Examine con detalle las radiografías y la resonancia magnética nuclear que me había traído de su hombro derecho, nadie hablaba ni preguntaba nada mientras yo lo hacía. Había un respeto extraño e increíblemente incómodo, para mí, ante semejante acto de educación, acostumbrado a una comunidad mal educada a la cual también pertenezco.
Esa atmosfera de comunicación y respeto mutuo me estaba ayudando a definir la reparabilidad o irreparabilidad de una ruptura masiva retraída hasta más allá de la glena, que, el golpear duro el hierro a lo largo de tantos años, habían producido.
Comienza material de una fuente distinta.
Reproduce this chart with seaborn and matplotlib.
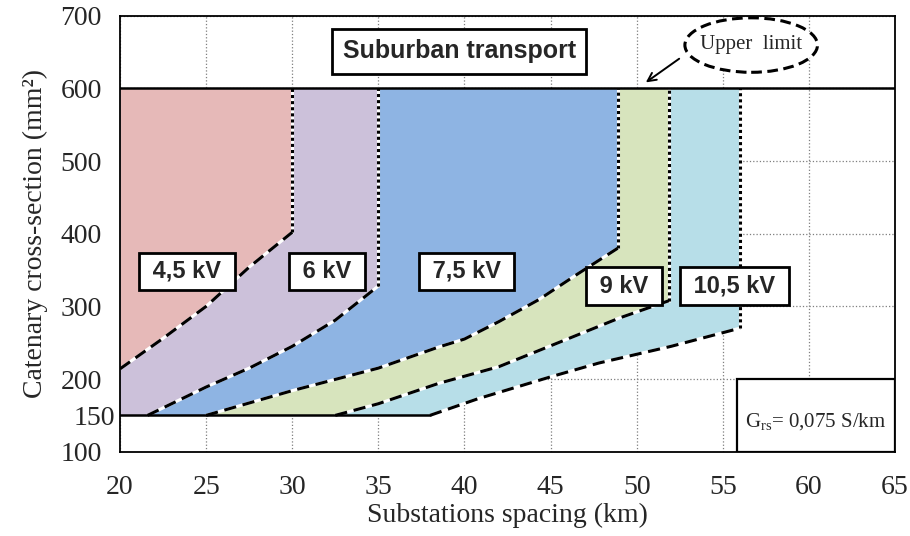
import matplotlib
matplotlib.use("Agg")
import matplotlib.pyplot as plt
from matplotlib.patches import Ellipse, Rectangle
import seaborn as sns

# Boundary curves between voltage levels: substation spacing (km) vs minimum catenary section (mm2)
spacing_45 = [20, 22.5, 25, 27.5, 30]
section_45 = [214, 256, 300, 354, 402]

spacing_6 = [21.6, 25, 27.5, 30, 32.5, 35]
section_6 = [150, 189, 215, 245, 281, 328]

spacing_75 = [25, 30, 35, 38.5, 40, 42, 44.3, 46.6, 48.9]
section_75 = [150, 184, 215, 244, 255, 279, 309, 345, 380]

spacing_9 = [32.5, 35, 38.5, 42, 44.3, 46.6, 49, 51.9]
section_9 = [150, 166, 194, 217, 239, 261, 284, 308]

spacing_105 = [38, 40.8, 45, 47.8, 52, 56]
section_105 = [150, 173, 203, 222, 245, 270]

voltage_labels = ["4,5 kV", "6 kV", "7,5 kV", "9 kV", "10,5 kV"]
region_colors = ["#E6B9B8", "#CCC1DA", "#8EB4E3", "#D7E4BD", "#B7DEE8"]

section_min = 150
section_max = 600
x_ticks = [20, 25, 30, 35, 40, 45, 50, 55, 60, 65]
y_ticks = [100, 200, 300, 400, 500, 600, 700]
y_minor_ticks = [150]

sns.set_style("white")
plt.rcParams["font.family"] = ["Liberation Serif", "DejaVu Serif"]
plt.rcParams["mathtext.fontset"] = "custom"
plt.rcParams["mathtext.rm"] = "Liberation Serif"
plt.rcParams["mathtext.it"] = "Liberation Serif:italic"

fig = plt.figure(figsize=(9.1, 5.36), dpi=100)
ax = fig.add_axes([0.1319, 0.1573, 0.8516, 0.8134])
ax.set_xlim(20, 65)
ax.set_ylim(100, 700)

curves = [
    (spacing_45, section_45),
    (spacing_6, section_6),
    (spacing_75, section_75),
    (spacing_9, section_9),
    (spacing_105, section_105),
]

# Layered fills: highest voltage first, each filling from its lower boundary up to the limit
for (xs, ys), color in reversed(list(zip(curves, region_colors))):
    if xs[0] > 20:
        fx = [20] + list(xs)
        fy = [section_min] + list(ys)
    else:
        fx, fy = list(xs), list(ys)
    ax.fill_between(fx, fy, section_max, color=color, lw=0, zorder=1)

# Dashed boundary curves (white underlay between the dashes)
for xs, ys in curves:
    sns.lineplot(x=xs, y=ys, ax=ax, color="white", lw=2.2, sort=False,
                 estimator=None, zorder=3)
    sns.lineplot(x=xs, y=ys, ax=ax, color="black", lw=2.2, sort=False,
                 estimator=None, linestyle=(0, (4, 2.2)), zorder=4)
    # dotted vertical edge up to the section limit
    ax.plot([xs[-1], xs[-1]], [ys[-1], section_max], color="white", lw=2.2, zorder=3)
    ax.plot([xs[-1], xs[-1]], [ys[-1], section_max], color="black", lw=2.2,
            linestyle=(0, (1, 1)), zorder=4)

# Lower and upper section limits
ax.plot([20, spacing_105[0]], [section_min, section_min], color="black", lw=1.8, zorder=4)
ax.axhline(section_max, color="black", lw=1.8, zorder=4)

# Axes, ticks and grid
ax.set_xticks(x_ticks)
ax.set_yticks(y_ticks)
ax.set_yticks(y_minor_ticks, minor=True)
ax.set_yticklabels([str(v) for v in y_minor_ticks], minor=True)
ax.set_axisbelow(True)
ax.grid(True, which="major", linestyle=":", color="#7f7f7f", lw=0.9)
ax.grid(False, which="minor")
ax.tick_params(axis="both", which="both", length=0, labelsize=20)
ax.tick_params(axis="x", pad=17)
ax.tick_params(axis="y", pad=13)
for sp in ax.spines.values():
    sp.set_color("black")
    sp.set_linewidth(1.3)
    sp.set_zorder(6)

ax.set_xlabel("Substations spacing (km)", fontsize=20, labelpad=2)
ax.set_ylabel("Catenary cross-section (mm²)", fontsize=20, labelpad=9)

# Voltage labels
label_pos = [(23.88, 348), (32.0, 348), (40.12, 348), (49.26, 328), (55.7, 328)]
for text, (lx, ly) in zip(voltage_labels, label_pos):
    ax.text(lx, ly, " " + text + " ", ha="center", va="center", fontsize=17,
            fontweight="bold", family=["Liberation Sans", "DejaVu Sans"], zorder=8,
            bbox=dict(boxstyle="square,pad=0.3", fc="white", ec="black", lw=2))

ax.text(39.7, 651, "Suburban transport", ha="center", va="center", fontsize=18,
        fontweight="bold", family=["Liberation Sans", "DejaVu Sans"], zorder=8,
        bbox=dict(boxstyle="square,pad=0.42", fc="white", ec="black", lw=2))

# Upper limit callout
ax.add_patch(Ellipse((56.65, 659.6), 7.7, 75, fc="white", ec="black", lw=2.2,
                     linestyle=(0, (3.5, 1.8)), zorder=7))
ax.text(56.65, 661, "Upper  limit", ha="center", va="center", fontsize=15, zorder=8)
ax.annotate("", xy=(50.4, 606), xytext=(52.6, 643), zorder=8,
            arrowprops=dict(arrowstyle="->,head_length=0.6,head_width=0.3",
                            color="black", lw=1.4))

# Conductance note
ax.add_patch(Rectangle((55.8, 100), 9.2, 100, fc="white", ec="black", lw=1.6, zorder=7))
ax.text(60.4, 141, r"G$_{\mathrm{rs}}$= 0,075 S/km", ha="center", va="center",
        fontsize=15, zorder=8)

fig.savefig("out.png", dpi=100)
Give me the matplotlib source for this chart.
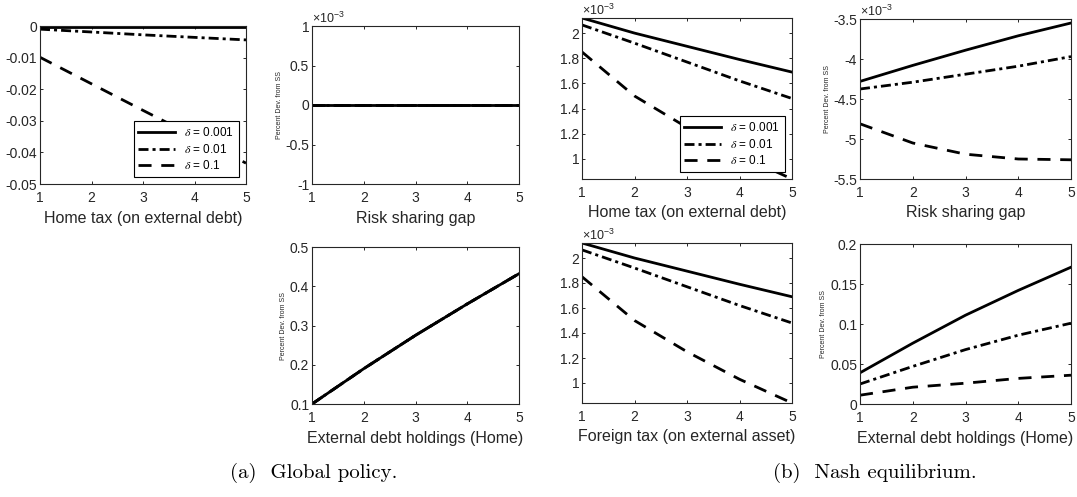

Les propuse colocar una Prótesis Reversa, sin dejar de sentirme algo contrariado, como buen artroscopista que soy, por no poder salvar esa articulación gleno-humeral que tanto había trabajado, ayudando a forjar una personalidad, poniendo el pan en la mesa, asegurando un futuro de dignidad y convirtiendo a ese italiano rudo, en un ser capaz de dar mucho más que lo que quiso recibir a lo largo de su vida.
Ya en mi auto rumbo a casa, no necesito escuchar ninguna oración, el silencio me conmueve, solo quiero poder no necesitar nada más que un yunque y un martillo para poder ser feliz.